Pour casser ledit arrêt de la cour d’appel de Versailles en toutes ses dispositions, l’arrêt rendu le 18 septembre par la chambre commerciale de la Cour de cassation retient « qu’en statuant ainsi, alors que, dans son assignation, la société B… avait fondé sa demande de dommages-intérêts sur les seules dispositions du droit commun de la responsabilité contractuelle et qu’elle avait précisé devant le tribunal qu’elle ne fondait pas sa demande d’indemnisation sur l’article L.442-6 du Code de commerce, peu important ses allégations, inopérantes, renvoyant à la notion de rupture brutale d’une relation commerciale établie, la cour d’appel, qui a dénaturé les écritures de la société B…, a violé le principe susvisé », à savoir « l’obligation pour le juge de ne pas dénaturer l’écrit qui lui est soumis ».
La Cour de cassation considère que c’est à tort que les juges du fond ont pu déduire de la formulation des demandes de la société B… que celles-ci se fondaient (implicitement mais nécessairement) sur les dispositions de l’article L.442-6, I, 5°, du Code de commerce, dès lors que seules les dispositions du droit commun de la responsabilité contractuelle étaient invoquées et que le demandeur avait même précisé ne pas se fonder sur article L.442-6, I, 5°, « peu important ses allégations, inopérantes, renvoyant à la notion de rupture brutale d’une relation commerciale établie ».

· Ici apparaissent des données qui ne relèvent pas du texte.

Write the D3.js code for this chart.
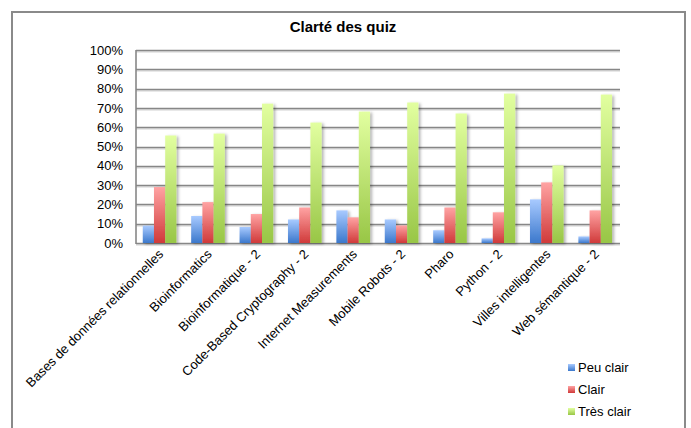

Autrement dit, l’action fondée sur les dispositions du droit commun de la responsabilité contractuelle, précisément sur le fondement des seuls articles 1134, 1147, 1149 et 1184 du Code civil, ne saurait être valablement introduit devant la juridiction spécialement désignée en application de l’article D.442-3 du Code de commerce.